[REQUIRED TASK]:
Leave out the pictures, then reproduce the rest of the material exactly.

[COLLECTED DATA]:
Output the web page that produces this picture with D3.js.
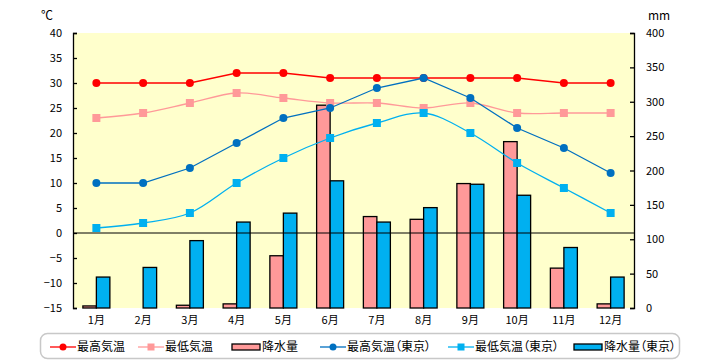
<!DOCTYPE html>
<html><head><meta charset="utf-8">
<script src="https://cdn.jsdelivr.net/npm/d3@7/dist/d3.min.js"></script>
<style>body{margin:0;background:#fff;}svg{display:block;} .palt{font-feature-settings:"palt";}</style>
</head><body>
<svg id="c" width="720" height="360"></svg>
<script>
const months = ["1月","2月","3月","4月","5月","6月","7月","8月","9月","10月","11月","12月"];
const maxTemp = [30,30,30,32,32,31,31,31,31,31,30,30];
const minTemp = [23,24,26,28,27,26,26,25,26,24,24,24];
const precip = [3,0,4,6,76,295,133,129,181,242,58,6];
const maxTempTokyo = [10,10,13,18,23,25,29,31,27,21,17,12];
const minTempTokyo = [1,2,4,10,15,19,22,24,20,14,9,4];
const precipTokyo = [45,59,98,125,138,185,125,146,180,164,88,45];
const leftTicks = [40,35,30,25,20,15,10,5,0,-5,-10,-15];
const rightTicks = [400,350,300,250,200,150,100,50,0];
const legendLabels = ["最高気温","最低気温","降水量","最高気温（東京）","最低気温（東京）","降水量（東京）"];

const svg = d3.select("#c");
const FONT = "'Noto Sans CJK JP','DejaVu Sans',sans-serif";
const L=73, R=634, T=33, B=308;

const x = d3.scaleBand().domain(months).range([L,R]).padding(0);
const yL = d3.scaleLinear().domain([-15,40]).range([B,T]);
const yR = d3.scaleLinear().domain([0,400]).range([B,T]);
const bw = x.bandwidth();
const x1 = d3.scaleBand().domain([0,1]).range([bw/2-13.5, bw/2+13.5]);

svg.append("rect").attr("x",L).attr("y",T).attr("width",R-L).attr("height",B-T).attr("fill","#FFFFCC");

// bars
const series = [{v:precip,c:"#FF9999",i:0},{v:precipTokyo,c:"#00B0F0",i:1}];
series.forEach(s=>{
  svg.append("g").selectAll("rect").data(s.v).join("rect")
    .attr("x",(d,i)=>x(months[i])+x1(s.i))
    .attr("y",d=>yR(d))
    .attr("width",x1.bandwidth())
    .attr("height",d=>yR(0)-yR(d))
    .attr("fill",s.c).attr("stroke",d=>d>0?"#000":"none").attr("stroke-width",1.3);
});

// zero line
svg.append("line").attr("x1",L).attr("x2",R).attr("y1",yL(0)).attr("y2",yL(0)).attr("stroke","#000").attr("stroke-width",1);

// axes
const axL = d3.axisLeft(yL).tickValues(leftTicks).tickSize(-4).tickPadding(11).tickFormat(d=>d<0?"\u2212"+Math.abs(d):d);
const gL = svg.append("g").attr("transform",`translate(${L},0)`).call(axL);
const axR = d3.axisRight(yR).tickValues(rightTicks).tickSize(-4).tickPadding(12);
const gR = svg.append("g").attr("transform",`translate(${R},0)`).call(axR);
[gL,gR].forEach(g=>{
  g.select(".domain").attr("stroke","#000").attr("stroke-width",1.3);
  g.selectAll(".tick line").attr("stroke","#000").attr("stroke-width",1.3);
  g.selectAll("text").attr("font-family",FONT).attr("font-size",11).attr("fill","#000");
});
const axB = d3.axisBottom(x).tickSize(0).tickPadding(8);
const gB = svg.append("g").attr("transform",`translate(0,${B})`).call(axB);
gB.select(".domain").remove();
gB.selectAll("text").attr("font-family",FONT).attr("font-size",11).attr("fill","#000");

svg.append("text").attr("x",41).attr("y",20).text("℃").attr("font-family",FONT).attr("font-size",12);
svg.append("text").attr("x",648).attr("y",20).text("mm").attr("font-family",FONT).attr("font-size",12);

// lines
const cx = (d,i)=>x(months[i])+bw/2;
const lines = [
  {v:maxTemp,c:"#FF0000",m:"circle",curve:d3.curveLinear},
  {v:minTemp,c:"#FF9999",m:"square",curve:d3.curveCatmullRom.alpha(0.5)},
  {v:maxTempTokyo,c:"#0070C0",m:"circle",curve:d3.curveLinear},
  {v:minTempTokyo,c:"#00B0F0",m:"square",curve:d3.curveCatmullRom.alpha(0.5)}
];
lines.forEach(s=>{
  const line = d3.line().x(cx).y(d=>yL(d)).curve(s.curve);
  svg.append("path").datum(s.v).attr("d",line).attr("fill","none").attr("stroke",s.c).attr("stroke-width",1.3);
  const g = svg.append("g");
  if(s.m==="circle"){
    g.selectAll("circle").data(s.v).join("circle").attr("cx",cx).attr("cy",d=>yL(d)).attr("r",4).attr("fill",s.c);
  } else {
    g.selectAll("rect").data(s.v).join("rect").attr("x",(d,i)=>cx(d,i)-4).attr("y",d=>yL(d)-4).attr("width",8).attr("height",8).attr("fill",s.c);
  }
});

// legend
const lg = svg.append("g");
lg.append("rect").attr("x",40.5).attr("y",333.5).attr("width",639).attr("height",25).attr("rx",7)
  .attr("fill","#fff").attr("stroke","#C8C8C8").attr("stroke-width",1.5);
const legItems = [
  {t:legendLabels[0],type:"line",c:"#FF0000",m:"circle",x:50},
  {t:legendLabels[1],type:"line",c:"#FF9999",m:"square",x:138},
  {t:legendLabels[2],type:"bar",c:"#FF9999",x:232},
  {t:legendLabels[3],type:"line",c:"#0070C0",m:"circle",x:320},
  {t:legendLabels[4],type:"line",c:"#00B0F0",m:"square",x:448},
  {t:legendLabels[5],type:"bar",c:"#00B0F0",x:574}
];
const ly = 347;
legItems.forEach(it=>{
  const g = lg.append("g");
  if(it.type==="line"){
    g.append("line").attr("x1",it.x).attr("x2",it.x+26).attr("y1",ly).attr("y2",ly).attr("stroke",it.c).attr("stroke-width",1.3);
    if(it.m==="circle") g.append("circle").attr("cx",it.x+13).attr("cy",ly).attr("r",3.5).attr("fill",it.c);
    else g.append("rect").attr("x",it.x+9.5).attr("y",ly-3.5).attr("width",7).attr("height",7).attr("fill",it.c);
    g.append("text").attr("class","palt").attr("x",it.x+27).attr("y",ly).attr("dy","0.36em").text(it.t).attr("font-family",FONT).attr("font-size",12);
  } else {
    g.append("rect").attr("x",it.x).attr("y",ly-3).attr("width",28).attr("height",6).attr("fill",it.c).attr("stroke","#000").attr("stroke-width",1.3);
    g.append("text").attr("class","palt").attr("x",it.x+30).attr("y",ly).attr("dy","0.36em").text(it.t).attr("font-family",FONT).attr("font-size",12);
  }
});
</script>
</body></html>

[TASK ANSWER]:
Output the web page that produces this picture with D3.js.
<!DOCTYPE html>
<html><head><meta charset="utf-8">
<script src="https://cdn.jsdelivr.net/npm/d3@7/dist/d3.min.js"></script>
<style>body{margin:0;background:#fff;}svg{display:block;} .palt{font-feature-settings:"palt";}</style>
</head><body>
<svg id="c" width="720" height="360"></svg>
<script>
const months = ["1月","2月","3月","4月","5月","6月","7月","8月","9月","10月","11月","12月"];
const maxTemp = [30,30,30,32,32,31,31,31,31,31,30,30];
const minTemp = [23,24,26,28,27,26,26,25,26,24,24,24];
const precip = [3,0,4,6,76,295,133,129,181,242,58,6];
const maxTempTokyo = [10,10,13,18,23,25,29,31,27,21,17,12];
const minTempTokyo = [1,2,4,10,15,19,22,24,20,14,9,4];
const precipTokyo = [45,59,98,125,138,185,125,146,180,164,88,45];
const leftTicks = [40,35,30,25,20,15,10,5,0,-5,-10,-15];
const rightTicks = [400,350,300,250,200,150,100,50,0];
const legendLabels = ["最高気温","最低気温","降水量","最高気温（東京）","最低気温（東京）","降水量（東京）"];

const svg = d3.select("#c");
const FONT = "'Noto Sans CJK JP','DejaVu Sans',sans-serif";
const L=73, R=634, T=33, B=308;

const x = d3.scaleBand().domain(months).range([L,R]).padding(0);
const yL = d3.scaleLinear().domain([-15,40]).range([B,T]);
const yR = d3.scaleLinear().domain([0,400]).range([B,T]);
const bw = x.bandwidth();
const x1 = d3.scaleBand().domain([0,1]).range([bw/2-13.5, bw/2+13.5]);

svg.append("rect").attr("x",L).attr("y",T).attr("width",R-L).attr("height",B-T).attr("fill","#FFFFCC");

// bars
const series = [{v:precip,c:"#FF9999",i:0},{v:precipTokyo,c:"#00B0F0",i:1}];
series.forEach(s=>{
  svg.append("g").selectAll("rect").data(s.v).join("rect")
    .attr("x",(d,i)=>x(months[i])+x1(s.i))
    .attr("y",d=>yR(d))
    .attr("width",x1.bandwidth())
    .attr("height",d=>yR(0)-yR(d))
    .attr("fill",s.c).attr("stroke",d=>d>0?"#000":"none").attr("stroke-width",1.3);
});

// zero line
svg.append("line").attr("x1",L).attr("x2",R).attr("y1",yL(0)).attr("y2",yL(0)).attr("stroke","#000").attr("stroke-width",1);

// axes
const axL = d3.axisLeft(yL).tickValues(leftTicks).tickSize(-4).tickPadding(11).tickFormat(d=>d<0?"\u2212"+Math.abs(d):d);
const gL = svg.append("g").attr("transform",`translate(${L},0)`).call(axL);
const axR = d3.axisRight(yR).tickValues(rightTicks).tickSize(-4).tickPadding(12);
const gR = svg.append("g").attr("transform",`translate(${R},0)`).call(axR);
[gL,gR].forEach(g=>{
  g.select(".domain").attr("stroke","#000").attr("stroke-width",1.3);
  g.selectAll(".tick line").attr("stroke","#000").attr("stroke-width",1.3);
  g.selectAll("text").attr("font-family",FONT).attr("font-size",11).attr("fill","#000");
});
const axB = d3.axisBottom(x).tickSize(0).tickPadding(8);
const gB = svg.append("g").attr("transform",`translate(0,${B})`).call(axB);
gB.select(".domain").remove();
gB.selectAll("text").attr("font-family",FONT).attr("font-size",11).attr("fill","#000");

svg.append("text").attr("x",41).attr("y",20).text("℃").attr("font-family",FONT).attr("font-size",12);
svg.append("text").attr("x",648).attr("y",20).text("mm").attr("font-family",FONT).attr("font-size",12);

// lines
const cx = (d,i)=>x(months[i])+bw/2;
const lines = [
  {v:maxTemp,c:"#FF0000",m:"circle",curve:d3.curveLinear},
  {v:minTemp,c:"#FF9999",m:"square",curve:d3.curveCatmullRom.alpha(0.5)},
  {v:maxTempTokyo,c:"#0070C0",m:"circle",curve:d3.curveLinear},
  {v:minTempTokyo,c:"#00B0F0",m:"square",curve:d3.curveCatmullRom.alpha(0.5)}
];
lines.forEach(s=>{
  const line = d3.line().x(cx).y(d=>yL(d)).curve(s.curve);
  svg.append("path").datum(s.v).attr("d",line).attr("fill","none").attr("stroke",s.c).attr("stroke-width",1.3);
  const g = svg.append("g");
  if(s.m==="circle"){
    g.selectAll("circle").data(s.v).join("circle").attr("cx",cx).attr("cy",d=>yL(d)).attr("r",4).attr("fill",s.c);
  } else {
    g.selectAll("rect").data(s.v).join("rect").attr("x",(d,i)=>cx(d,i)-4).attr("y",d=>yL(d)-4).attr("width",8).attr("height",8).attr("fill",s.c);
  }
});

// legend
const lg = svg.append("g");
lg.append("rect").attr("x",40.5).attr("y",333.5).attr("width",639).attr("height",25).attr("rx",7)
  .attr("fill","#fff").attr("stroke","#C8C8C8").attr("stroke-width",1.5);
const legItems = [
  {t:legendLabels[0],type:"line",c:"#FF0000",m:"circle",x:50},
  {t:legendLabels[1],type:"line",c:"#FF9999",m:"square",x:138},
  {t:legendLabels[2],type:"bar",c:"#FF9999",x:232},
  {t:legendLabels[3],type:"line",c:"#0070C0",m:"circle",x:320},
  {t:legendLabels[4],type:"line",c:"#00B0F0",m:"square",x:448},
  {t:legendLabels[5],type:"bar",c:"#00B0F0",x:574}
];
const ly = 347;
legItems.forEach(it=>{
  const g = lg.append("g");
  if(it.type==="line"){
    g.append("line").attr("x1",it.x).attr("x2",it.x+26).attr("y1",ly).attr("y2",ly).attr("stroke",it.c).attr("stroke-width",1.3);
    if(it.m==="circle") g.append("circle").attr("cx",it.x+13).attr("cy",ly).attr("r",3.5).attr("fill",it.c);
    else g.append("rect").attr("x",it.x+9.5).attr("y",ly-3.5).attr("width",7).attr("height",7).attr("fill",it.c);
    g.append("text").attr("class","palt").attr("x",it.x+27).attr("y",ly).attr("dy","0.36em").text(it.t).attr("font-family",FONT).attr("font-size",12);
  } else {
    g.append("rect").attr("x",it.x).attr("y",ly-3).attr("width",28).attr("height",6).attr("fill",it.c).attr("stroke","#000").attr("stroke-width",1.3);
    g.append("text").attr("class","palt").attr("x",it.x+30).attr("y",ly).attr("dy","0.36em").text(it.t).attr("font-family",FONT).attr("font-size",12);
  }
});
</script>
</body></html>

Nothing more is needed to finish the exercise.